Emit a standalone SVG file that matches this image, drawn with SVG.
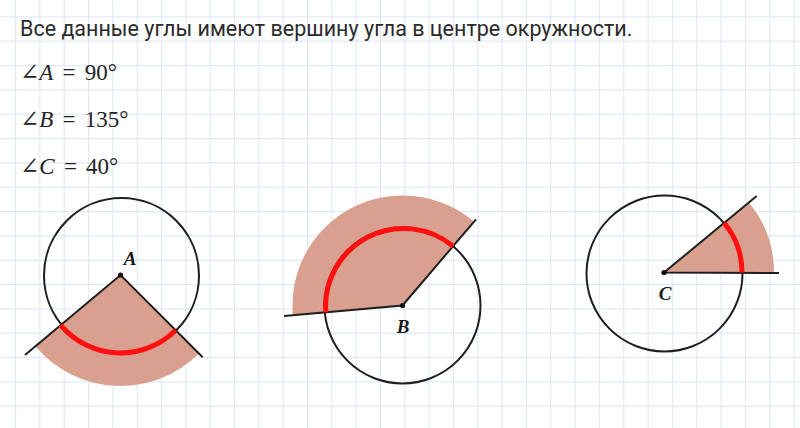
<svg xmlns="http://www.w3.org/2000/svg" width="800" height="428" viewBox="0 0 800 428">
<defs>
<pattern id="grid" x="15" y="16.3" width="24.33" height="24.33" patternUnits="userSpaceOnUse">
<path d="M0.5 0V24.33M0 0.5H24.33" fill="none" stroke="#dfe8f5" stroke-width="1.2"/>
</pattern>
<style>
.title{font-family:Roboto,"Liberation Sans",sans-serif;font-size:21.5px;fill:#2b2b2b}
.math{font-family:"Liberation Serif","DejaVu Serif",serif;font-size:23px;fill:#222;word-spacing:3.5px}
.it{font-style:italic}
.shade{fill:#d9a08f;stroke:none}
.circ{fill:none;stroke:#1e1e1e;stroke-width:2}
.ray{fill:none;stroke:#1e1e1e;stroke-width:2}
.arc{fill:none;stroke:#ff1010;stroke-width:5;stroke-linecap:butt}
.dot{fill:#111}
.lbl{font-family:"Liberation Serif","DejaVu Serif",serif;font-size:19px;font-weight:bold;font-style:italic;fill:#1a1a1a;text-anchor:middle}
</style>
</defs>
<rect width="800" height="428" fill="#ffffff"/>
<rect width="800" height="428" fill="url(#grid)"/>
<g id="text">
<text class="title" x="20" y="36">Все данные углы имеют вершину угла в центре окружности.</text>
<text class="math" x="20" y="80">∠<tspan class="it">A</tspan> = 90°</text>
<text class="math" x="20" y="127">∠<tspan class="it">B</tspan> = 135°</text>
<text class="math" x="20" y="174">∠<tspan class="it">C</tspan> = 40°</text>
</g>
<g id="angleA">
<path class="shade" d="M120.5 275 L198.9 353.5 A111 111 0 0 1 35.4 346.3 Z"/>
<circle class="circ" cx="121.5" cy="275.5" r="77.5"/>
<path class="ray" d="M25 355 L120.5 275 L202.7 357.3"/>
<path class="arc" d="M175.6 330.2 A78 78 0 0 1 60.7 325.1"/>
<circle class="dot" cx="120.5" cy="275" r="2.6"/>
<text class="lbl" x="130" y="265">A</text>
</g>
<g id="angleB">
<path class="shade" d="M402.5 305.5 L292.9 315.2 A110 110 0 0 1 473.9 221.8 Z"/>
<circle class="circ" cx="402.5" cy="305.5" r="78"/>
<path class="ray" d="M284 316 L402.5 305.5 L476 219.3"/>
<path class="arc" d="M325.8 312.4 A78 78 0 0 1 453.1 246.2"/>
<circle class="dot" cx="402.5" cy="305.5" r="2.6"/>
<text class="lbl" x="403" y="333">B</text>
</g>
<g id="angleC">
<path class="shade" d="M664 272.5 L748.8 202.5 A110 110 0 0 1 774 272.5 Z"/>
<circle class="circ" cx="664.5" cy="273.5" r="78"/>
<path class="ray" d="M779 273 L664 272.5 L756.7 196"/>
<path class="arc" d="M724.2 222.9 A78 78 0 0 1 742 272.5"/>
<circle class="dot" cx="664" cy="272.5" r="2.6"/>
<text class="lbl" x="665" y="300">C</text>
</g>
</svg>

- - - - - - -

DIRECTIONS
Transcribe all of the material exactly, leaving out whatever pictures it contains.

TASK SOLUTION
Emit a standalone SVG file that matches this image, drawn with SVG.
<svg xmlns="http://www.w3.org/2000/svg" width="800" height="428" viewBox="0 0 800 428">
<defs>
<pattern id="grid" x="15" y="16.3" width="24.33" height="24.33" patternUnits="userSpaceOnUse">
<path d="M0.5 0V24.33M0 0.5H24.33" fill="none" stroke="#dfe8f5" stroke-width="1.2"/>
</pattern>
<style>
.title{font-family:Roboto,"Liberation Sans",sans-serif;font-size:21.5px;fill:#2b2b2b}
.math{font-family:"Liberation Serif","DejaVu Serif",serif;font-size:23px;fill:#222;word-spacing:3.5px}
.it{font-style:italic}
.shade{fill:#d9a08f;stroke:none}
.circ{fill:none;stroke:#1e1e1e;stroke-width:2}
.ray{fill:none;stroke:#1e1e1e;stroke-width:2}
.arc{fill:none;stroke:#ff1010;stroke-width:5;stroke-linecap:butt}
.dot{fill:#111}
.lbl{font-family:"Liberation Serif","DejaVu Serif",serif;font-size:19px;font-weight:bold;font-style:italic;fill:#1a1a1a;text-anchor:middle}
</style>
</defs>
<rect width="800" height="428" fill="#ffffff"/>
<rect width="800" height="428" fill="url(#grid)"/>
<g id="text">
<text class="title" x="20" y="36">Все данные углы имеют вершину угла в центре окружности.</text>
<text class="math" x="20" y="80">∠<tspan class="it">A</tspan> = 90°</text>
<text class="math" x="20" y="127">∠<tspan class="it">B</tspan> = 135°</text>
<text class="math" x="20" y="174">∠<tspan class="it">C</tspan> = 40°</text>
</g>
<g id="angleA">
<path class="shade" d="M120.5 275 L198.9 353.5 A111 111 0 0 1 35.4 346.3 Z"/>
<circle class="circ" cx="121.5" cy="275.5" r="77.5"/>
<path class="ray" d="M25 355 L120.5 275 L202.7 357.3"/>
<path class="arc" d="M175.6 330.2 A78 78 0 0 1 60.7 325.1"/>
<circle class="dot" cx="120.5" cy="275" r="2.6"/>
<text class="lbl" x="130" y="265">A</text>
</g>
<g id="angleB">
<path class="shade" d="M402.5 305.5 L292.9 315.2 A110 110 0 0 1 473.9 221.8 Z"/>
<circle class="circ" cx="402.5" cy="305.5" r="78"/>
<path class="ray" d="M284 316 L402.5 305.5 L476 219.3"/>
<path class="arc" d="M325.8 312.4 A78 78 0 0 1 453.1 246.2"/>
<circle class="dot" cx="402.5" cy="305.5" r="2.6"/>
<text class="lbl" x="403" y="333">B</text>
</g>
<g id="angleC">
<path class="shade" d="M664 272.5 L748.8 202.5 A110 110 0 0 1 774 272.5 Z"/>
<circle class="circ" cx="664.5" cy="273.5" r="78"/>
<path class="ray" d="M779 273 L664 272.5 L756.7 196"/>
<path class="arc" d="M724.2 222.9 A78 78 0 0 1 742 272.5"/>
<circle class="dot" cx="664" cy="272.5" r="2.6"/>
<text class="lbl" x="665" y="300">C</text>
</g>
</svg>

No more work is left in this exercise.